DR. KUBUSCHOK: Did you then, that is, during the time until 22 January, participate in any political discussions about the formation of a new government?
VON PAPEN: No. Between 9 and 22 January I did not participate in any political discussions about the formation of a government.
DR. KUBUSCHOK: Please give us a short summary of the political development from 10 until 21 January.
VON PAPEN: The Prosecution asserts that now, in the interval between 9 and 30 January, I was the chief factor in forming the government of Hitler on 30 January. A chronological recapitulation of the days between the 11th and the 30th will reveal how completely wrong this assertion of the Prosecution actually is. Therefore, I shall have to mention a few dates in this connection.
On 11 January: Hitler was in Berlin. He did not see Von Schleicher, Hugenberg, or Von Papen. But the Reichstag decided through the Council of Elders: “We have to give a reprieve to the Government of Von Schleicher.”
On 13 January: Schleicher receives Hugenberg, the chief of the rightist movement.
On the 14th: Hindenburg receives Hugenberg.
Later on we shall see that on both of these days, Hugenberg, the leader of the Right, negotiated with Von Schleicher about his entry into the Cabinet, not about the formation of a government with Hitler.
Then on 15 January, the well-known elections in Lippe took place. The Lippe elections gave the National Socialists a new impetus.
On 20 January, the Reichstag, the Council of Elders, decided to postpone their meeting from the 24th to the 31st.

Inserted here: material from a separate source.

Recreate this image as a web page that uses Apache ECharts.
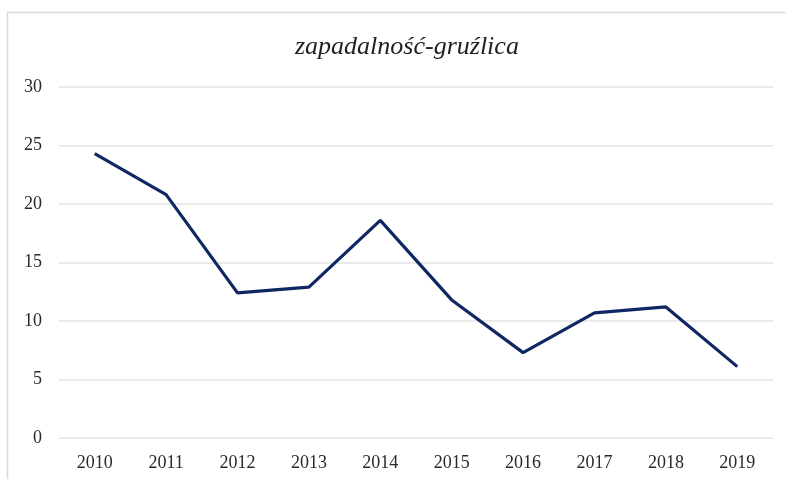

The State Secretary of the Reich Government, Schleicher, declared in this connection: “The Reich Government intends to clarify the political situation as quickly as possible, but the Reich Government is not interested in majority questions.”
From that can be seen that Herr Von Schleicher no longer considered the formation of a government on the basis of a majority.
DR. KUBUSCHOK: Now we can leave the political developments and turn to your personal...
THE PRESIDENT: If you are going into another subject, we had better adjourn.